Implement checkpoints

It's helpful to capture intermediate results calculated as part of long calculations into checkpoints or tombstones, Chen said. For example, in a function that aggregates order amount by date, the values can be stored into checkpoints once computed and then reused. This also reduces the time to re-execute failed pipelines by targeting re-execution starting from the last failed step. The pipeline should also make it easy to recompute some data when required.

Componentized ingestion pipelines

Data engineering teams can also benefit from building up a rich stable of vetted data processing components. These empower frontline data teams to adapt to changing environments without the need for massive overhauls. It is also important to translate the technical benefits of this approach into business value to maintain support for the initiatives.

"Consider component-based or templated ingestion pipelines to ensure quality, but allow for configuration by the data teams," said Tina Sebert, chief analytics officer at Infostretch, a digital engineering services firm.

Maintain data context

It is essential to keep track of the specific uses and context around data throughout the data pipeline and let each unit define what data quality means for each business concept. Apply and enforce those standards before data enters the pipeline. Then, the pipeline's job is to make sure that data context is maintained as the data flows.

"As soon as a piece of data becomes a row and not a business concept, it becomes irrelevant," said Tyler Russell, chief architect at Claravine, a data integrity platform.

Plan for change

Data pipeline processes frequently deliver data to a data lake where the data typically resides in a text format structure. Updates to individual records in the data lake could easily result in what could be viewed as a duplicate of previously delivered data. It is essential to have logic in place that ensures that data consumption reflects the most up-to-date record in a nonduplicate fashion.

Incorporating logic is also important for managing change data capture, said Craig Kelly, vice president of analytics at Syntax. Change data capture identifies and captures changes in a database then applies it throughout the enterprise.

Pitfalls of the data pipeline process

Teams should be aware of some pitfalls around implementing and refining a data pipeline process. The top pitfall is not fully understanding the downstream user requirements for the data, Rudy said.

"People tend to get deep into the technology and how it will work and forget there are use cases for the data that created the need for the pipeline in the first place," she said.

Start by understanding how data is connected to the organization and how users intend to transform and use the data to achieve their objectives. Using that feedback in the planning process will help prevent unhappy data customers and limit rework and wasted effort for the technology team.

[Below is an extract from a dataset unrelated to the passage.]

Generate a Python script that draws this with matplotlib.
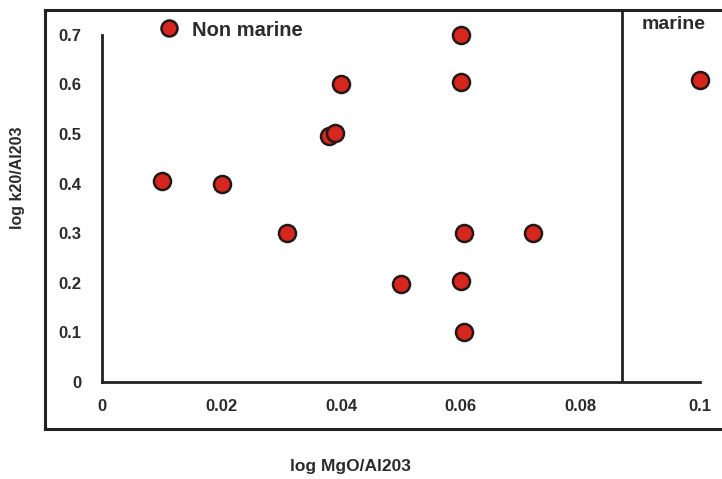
import numpy as np
import matplotlib.pyplot as plt
from matplotlib.lines import Line2D

plt.rcParams['font.family'] = ['Liberation Sans', 'DejaVu Sans']
plt.rcParams['font.weight'] = 'bold'

# données
mgo = [0.010, 0.020, 0.031, 0.038, 0.039, 0.040, 0.050, 0.060, 0.060,
       0.0605, 0.060, 0.0605, 0.072, 0.100]
k2o = [0.405, 0.400, 0.300, 0.495, 0.503, 0.600, 0.198, 0.700, 0.605,
       0.300, 0.203, 0.100, 0.300, 0.609]
limite = 0.087
xticks = [0, 0.02, 0.04, 0.06, 0.08, 0.1]
xticklabels = ["0", "0.02", "0.04", "0.06", "0.08", "0.1"]
yticks = [0, 0.1, 0.2, 0.3, 0.4, 0.5, 0.6, 0.7]
yticklabels = ["0", "0.1", "0.2", "0.3", "0.4", "0.5", "0.6", "0.7"]

W, H = 722, 479
fig = plt.figure(figsize=(W / 100, H / 100), dpi=100)
ax = fig.add_axes([102 / W, (H - 382) / H, (700 - 102) / W, (382 - 10) / H])

ax.scatter(mgo, k2o, s=150, c="#d7261e", edgecolors="#231815",
           linewidths=1.8, zorder=3, clip_on=False)

ax.set_xlim(0, 0.1)
ax.set_ylim(0, 0.75)
ax.set_xticks(xticks)
ax.set_xticklabels(xticklabels)
ax.set_yticks(yticks)
ax.set_yticklabels(yticklabels)
ax.tick_params(length=0, labelsize=12)
ax.tick_params(axis="y", pad=15)
ax.tick_params(axis="x", pad=12)
for lab in ax.get_xticklabels() + ax.get_yticklabels():
    lab.set_color("#2b2b2b")

for s in ["top", "right"]:
    ax.spines[s].set_visible(False)
ax.spines["left"].set_bounds(0, 0.7)
ax.spines["bottom"].set_bounds(0, 0.1)
for s in ["left", "bottom"]:
    ax.spines[s].set_linewidth(2)
    ax.spines[s].set_color("#222222")

ax.axvline(limite, color="#222222", lw=2)
ax.text(0.0903, 0.72, "marine", fontsize=14, color="#2b2b2b", va="center")

handle = Line2D([], [], ls="", marker="o", markersize=11.5, markerfacecolor="#d7261e",
                markeredgecolor="#231815", markeredgewidth=1.8)
fig.legend([handle], ["Non marine"], loc="center left", frameon=False,
           bbox_to_anchor=(137 / W, 1 - 30 / H), prop={"size": 14.5, "weight": "bold"},
           handletextpad=0.45, handlelength=1.4, labelcolor="#2b2b2b")

# cadre extérieur
kw = dict(color="#222222", lw=2.2, transform=fig.transFigure)
fig.add_artist(Line2D([45 / W, 45 / W], [1 - 10 / H, 1 - 429 / H], **kw))
fig.add_artist(Line2D([45 / W, 1.01], [1 - 10 / H, 1 - 10 / H], **kw))
fig.add_artist(Line2D([45 / W, 1.01], [1 - 429 / H, 1 - 429 / H], **kw))

fig.text(18 / W, 1 - 178 / H, "log k20/Al203", rotation=90, fontsize=11.5,
         ha="center", va="center", color="#2b2b2b")
fig.text(350 / W, 1 - 467 / H, "log MgO/Al203", fontsize=12.5,
         ha="center", va="center", color="#2b2b2b")

fig.savefig("out.png", dpi=100)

It's common for organizations to underestimate the time to build out the data pipeline process, said Todd Bellemare, senior vice president of strategic solutions at Definitive Healthcare. Project management, engineering and data subject matter experts should work together to improve planning accuracy and recalibrate plans when required, recommended Bellemare. It is also advisable to add additional time for unexpected problems to keep expectations reasonable.

Organizations need to be wary of unrealistic expectations that fail to deliver and kill enthusiasm for building out a data pipeline.

"Often implementations of data pipelines start with their scope being too aggressive and trying to boil the ocean," Kelly said. "It is better to start small with a few data sources and ensure that the process you have in place is sound first, and then build around that."